GDPR compliance through cybersecurity technology
Under GDPR organisations must ensure they have robust security in place and are required to report certain types of data breaches to the relevant supervisory authority within 72 hours. Article 32 calls for the encryption of personal data, which has created an opportunity for cybersecurity companies to capitalise on this legislation-driven demand.
The State of Technology This Week
“Encryption should be applied to all personal data within corporate systems and, even more so, to information stored and saved on media taken outside the business–such as USBs and portable hard drives,” says Jon Fielding Managing Director EMEA of encrypted flash drive provider Apricorn.
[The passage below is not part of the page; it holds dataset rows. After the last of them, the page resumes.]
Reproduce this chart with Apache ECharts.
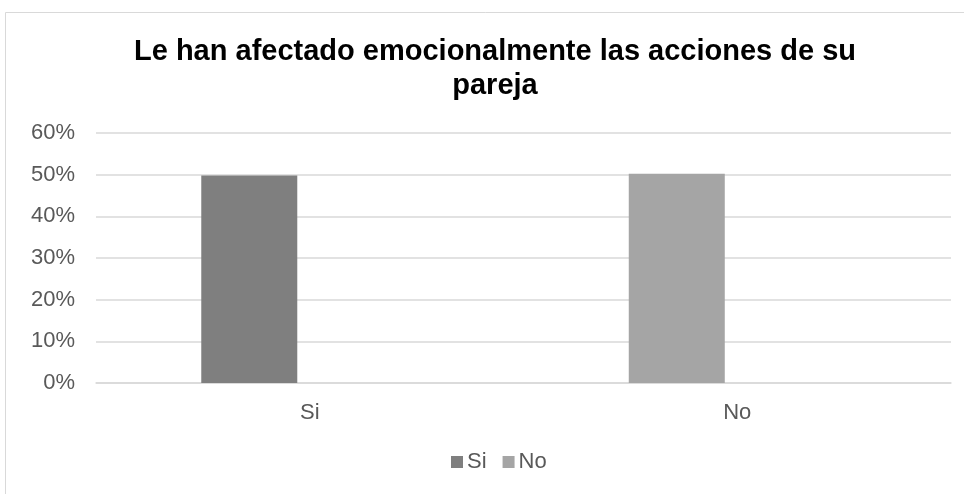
<!DOCTYPE html>
<html>
<head>
<meta charset="utf-8">
<script src="https://cdn.jsdelivr.net/npm/echarts@6/dist/echarts.min.js"></script>
<style>html,body{margin:0;padding:0;background:#fff}#c{width:964px;height:494px}</style>
</head>
<body>
<div id="c"></div>
<script>
const titleText = 'Le han afectado emocionalmente las acciones de su\npareja';
const categories = ['Si', 'No'];
const values = [49.8, 50.2];
const seriesNames = ['Si', 'No'];
const yTicks = [0, 10, 20, 30, 40, 50, 60];

const colors = ['#7f7f7f', '#a5a5a5'];
const chart = echarts.init(document.getElementById('c'), null, {renderer: 'canvas'});
const font = '"Liberation Sans", Arial, sans-serif';
chart.setOption({
  animation: false,
  backgroundColor: '#fff',
  graphic: [
    {
      type: 'rect', shape: {x: 5.5, y: 12.5, width: 1000, height: 600},
      style: {fill: 'none', stroke: '#d9d9d9', lineWidth: 1}, silent: true, z: -1
    },
    {
      type: 'text', x: 495, y: 35, silent: true,
      style: {
        text: titleText, align: 'center', verticalAlign: 'top',
        font: 'bold 29px ' + font, lineHeight: 34, fill: '#000'
      }
    }
  ],
  legend: {
    data: seriesNames, top: 451, left: 451, padding: 0, icon: 'rect', itemWidth: 12, itemHeight: 12, itemGap: 16,
    textStyle: {fontFamily: font, fontSize: 22, color: '#595959', padding: [0, 0, 0, -1]}
  },
  grid: {left: 96, right: 13, top: 133, bottom: 111, containLabel: false},
  xAxis: {
    type: 'category', data: categories,
    axisLine: {show: true, lineStyle: {color: '#d9d9d9', width: 1.5}},
    axisTick: {show: false},
    axisLabel: {fontFamily: font, fontSize: 22, color: '#595959', margin: 19}
  },
  yAxis: {
    type: 'value', min: yTicks[0], max: yTicks[yTicks.length - 1], interval: 10,
    axisLine: {show: false}, axisTick: {show: false},
    splitLine: {lineStyle: {color: '#d9d9d9', width: 1.5}},
    axisLabel: {fontFamily: font, fontSize: 22, color: '#595959', margin: 21, formatter: '{value}%'}
  },
  series: [
    {
      name: seriesNames[0], type: 'bar', barWidth: 96, barGap: '26%',
      itemStyle: {color: colors[0]},
      data: values.map((v, i) => ({value: v, itemStyle: {color: colors[i]}}))
    },
    {
      name: seriesNames[1], type: 'bar', barWidth: 96, barGap: '26%',
      itemStyle: {color: colors[1]},
      data: categories.map(() => null)
    }
  ]
});
</script>
</body>
</html>
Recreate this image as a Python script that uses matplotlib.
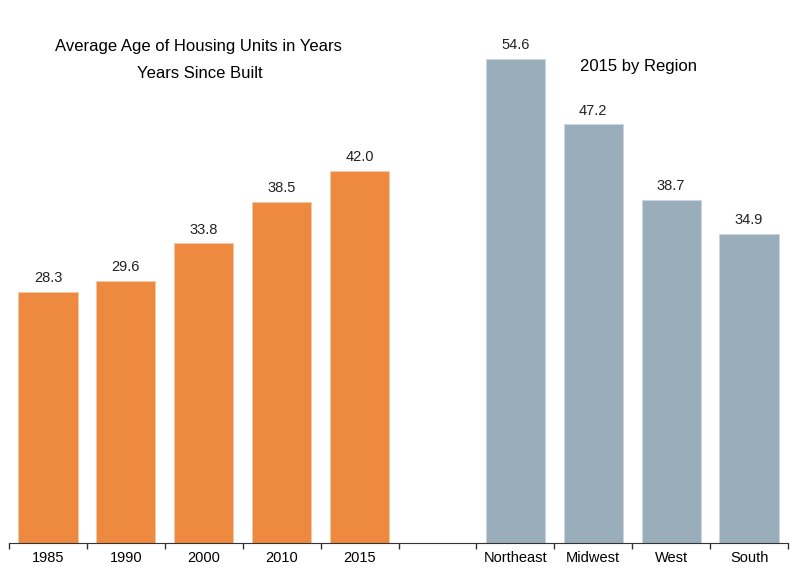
import numpy as np
import matplotlib.pyplot as plt

plt.rcParams['font.family'] = ['Liberation Sans', 'DejaVu Sans']

years = ['1985', '1990', '2000', '2010', '2015']
year_ages = [28.3, 29.6, 33.8, 38.5, 42.0]
regions = ['Northeast', 'Midwest', 'West', 'South']
region_ages = [54.6, 47.2, 38.7, 34.9]

orange = '#ED8A3F'
grey = '#9AADBB'

fig = plt.figure(figsize=(8, 5.83), dpi=100)
ax = fig.add_axes([9 / 800, 40 / 583, 779 / 800, 532 / 583])

x_years = np.arange(len(years))
x_regions = np.arange(len(regions)) + len(years) + 1

b1 = ax.bar(x_years, year_ages, width=0.76, color=orange, edgecolor='#F6C7A3', linewidth=0.6)
b2 = ax.bar(x_regions, region_ages, width=0.76, color=grey, edgecolor='#CDD6DE', linewidth=0.6)

for bars in (b1, b2):
    for b in bars:
        ax.text(b.get_x() + b.get_width() / 2, b.get_height() + 0.75,
                '{:.1f}'.format(b.get_height()), ha='center', va='bottom',
                fontsize=10.5, color='#222222')

ax.set_xlim(-0.5, len(years) + len(regions) + 0.5)
ax.set_ylim(0, 60)

labels = years + [''] + regions
ax.set_xticks(np.arange(len(labels)))
ax.set_xticklabels(labels, fontsize=10.5)
ax.set_xticks(np.arange(len(labels) + 1) - 0.5, minor=True)
ax.tick_params(axis='x', which='major', length=0, pad=6)
ax.tick_params(axis='x', which='minor', length=4, width=1, color='#333333')
ax.set_yticks([])
for s in ['top', 'right', 'left']:
    ax.spines[s].set_visible(False)
ax.spines['bottom'].set_color('#333333')

fig.text(198 / 800, 1 - 46 / 583, 'Average Age of Housing Units in Years',
         ha='center', va='center', fontsize=12)
fig.text(200 / 800, 1 - 73 / 583, 'Years Since Built',
         ha='center', va='center', fontsize=12)
fig.text(638 / 800, 1 - 66 / 583, '2015 by Region',
         ha='center', va='center', fontsize=12)

plt.savefig('out.png', dpi=100)
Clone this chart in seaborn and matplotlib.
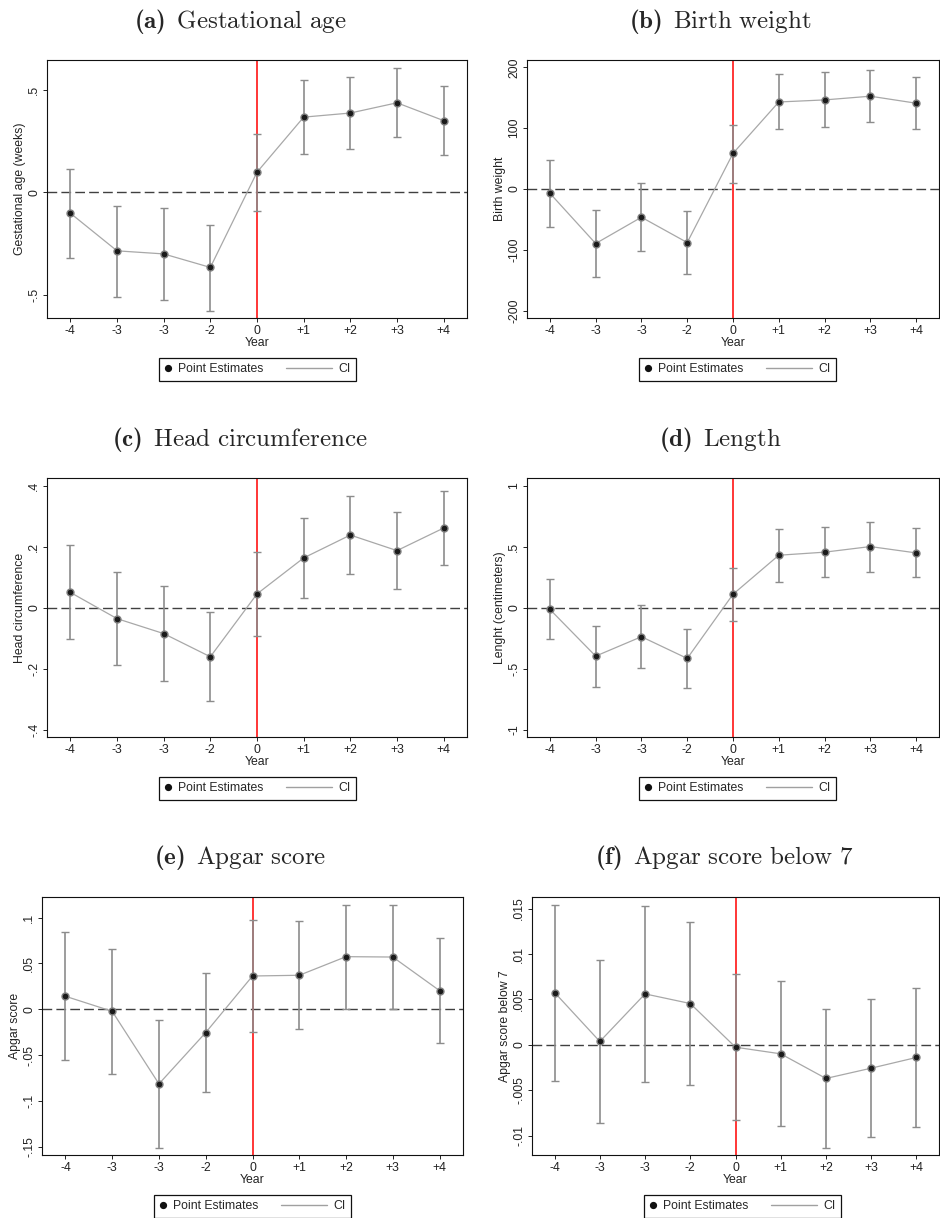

To prevent organisations from holding onto data that they no longer need, Article 5 requires personal data to be stored for no longer than is necessary.
Companies are using technology tools such as Cloud B2B to stay ahead of this, which stores data in the cloud and gives them the ability to allocate dates for documents to be destroyed or reviewed.
Compliance with GDPR location and data sovereignty requirements
GDPR’s data residency and sovereignty laws require data to remain in the country of record in order to protect their citizen’s personal information. Cloud-based services—where data is stored in servers around the world and accessed via a network—has globalised what was once a very local process.
Under GDPR, problems can arise depending on where in the world it is stored and who is looking after it.
One way to meet data residency and compliance requirements is giving businesses the ability to assign a geographical storage zone for individual users’ data. This is something that cloud content management platform Box recently launched with Multizone support, which allows customers to store data in a country of choice.
With regards to data sovereignty, it means that a file will always be sited in the country of record, regardless of the location an employee who is accessing it.
Speaking at the Box World Tour in London, Box CEO Aaron Levie said: “In the world of GDPR, in the world of cybersecurity, in the world of increasing regulation, we have to not just keep information inside of our data centre of our company, but in fact we have to protect the flow of information. We have to know if the content leaving the enterprise has personally identifiable data inside of it.”
While technology may provide a solution for managing data under the yoke of GDPR, for some it shouldn’t be considered a silver bullet. Toby Bryans, Principal Consultant, Finance Practice at global technology consultancy DataArt says that company culture and business processes are more important for GDPR compliance.
“Get those right by understanding how you use data and ensuring your business and staff prioritise data privacy,” he said. “Anyone who is selling a system that claims to solve all your GDPR woes is lying. In data protection generally, good IT only helps once you have a good culture and business processes. Without those you will always be in trouble.”